I've been through the Kubuntu install process before and it was fairly smooth - the only hitch being that it told me it was unable to create the first partition layout I gave it, without telling me why. I chose a different setup and it continued. Once everything was installed the laptop booted into Kubuntu, complete with nice smooth startup screens. I was very impressed to see that I could plug in my ethernet cable and even switch on the wifi and it happily connected automatically to both of them with no problems. Plugged in a mouse, digital camera, USB stick - all detected and worked immediately. It even suspended and resumed with no hacking required, which is a first as far as this laptop is concerned.
However, I would be remiss if I did not mention the problems that I had after installation:
- Setting up DVD playback using the instructions in the help documentation did not work. After a visit to Google and installing xine-ui the problem went away.
- The version of vim installed by default, vim-tiny, is horrendously broken. Arrow keys and backspace don't work in insert mode - I mean, WTF?! Eventually I got sick of this and installed the proper "vim" package and it worked as expected.
- Hibernate didn't work - when it booted back up it brought up a grey bar on the screen and froze up. Hibernate is something I can do without at the moment so I'm not too worried about this one. (I was able to recover simply by selecting the built-in recovery mode from the boot menu and then restarting).

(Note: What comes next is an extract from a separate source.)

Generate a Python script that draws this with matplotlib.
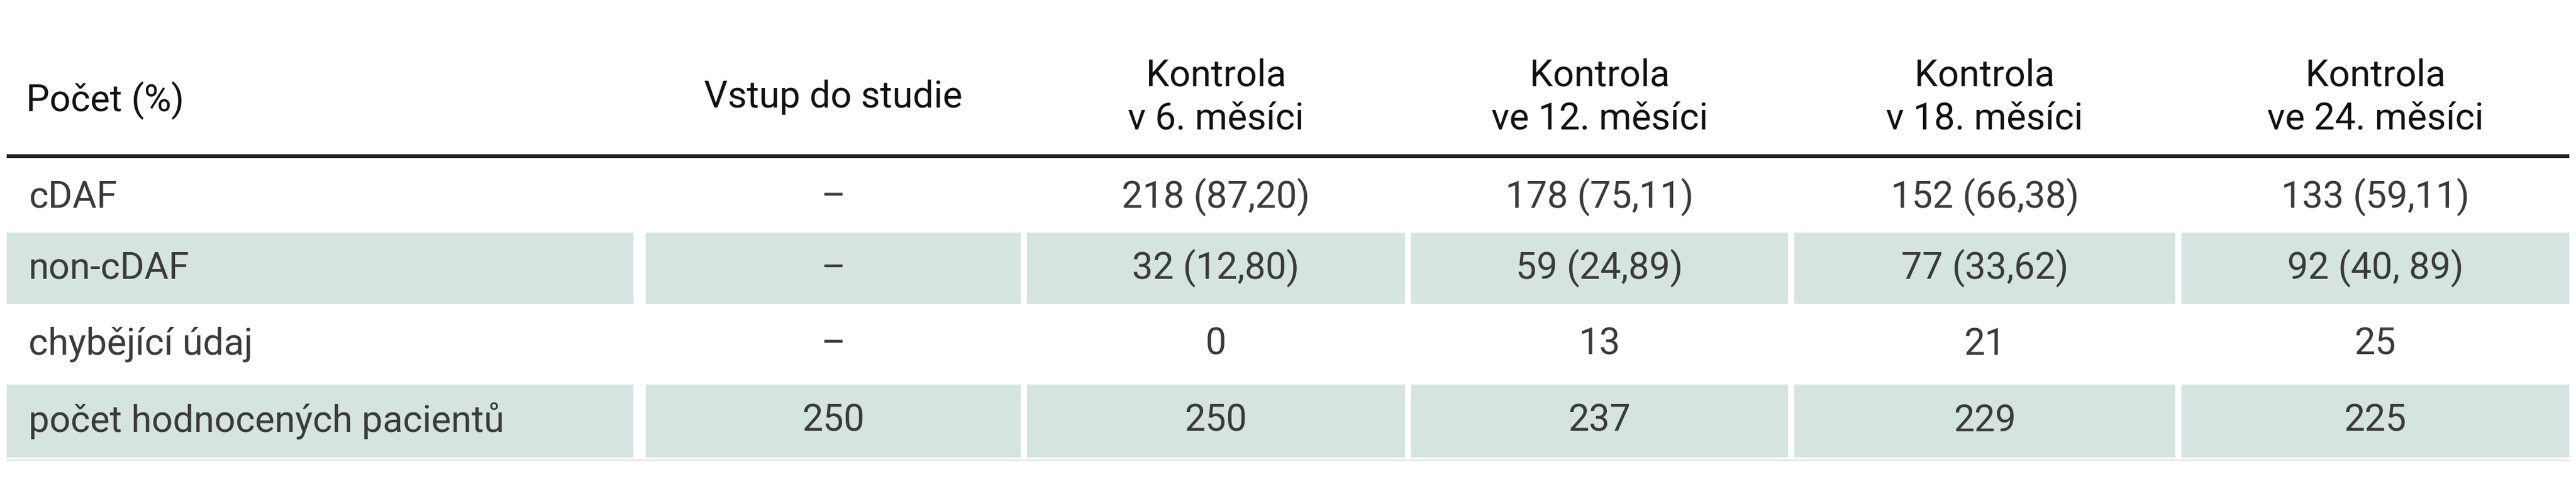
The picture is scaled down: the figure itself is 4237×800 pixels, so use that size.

- The worst however was when completely on a whim I attempted to plug in an external monitor. After fiddling with the System Settings application I succeeded only in completely borking up my xorg configuration, without trying too hard I might add. After changing the settings and rebooting I was greeted with the primary screen being the external monitor (which was not what I set it to) and both screens stuck at 640x480, which on a laptop screen with a native resolution of 1280x768 does not look very good at all. So I thought I'd just log in and disable the second monitor - but no, as soon as I logged in the power manager applet crashed, and when I tried to run the System Settings - Monitor and Display settings, it also crashed. After a bit of searching it seems that this is a known bug - the xrandr library that both of these things use (which allows changing screen resolutions on the fly) just crashes when Xinerama (ie, multi-monitor support) is enabled. After much fiddling and cursing I found the only way to get back to a configuration where the laptop's widescreen video mode was detected and available was to restore a backup copy of the xorg.conf file, which fortunately the Monitor and Display settings applet had saved.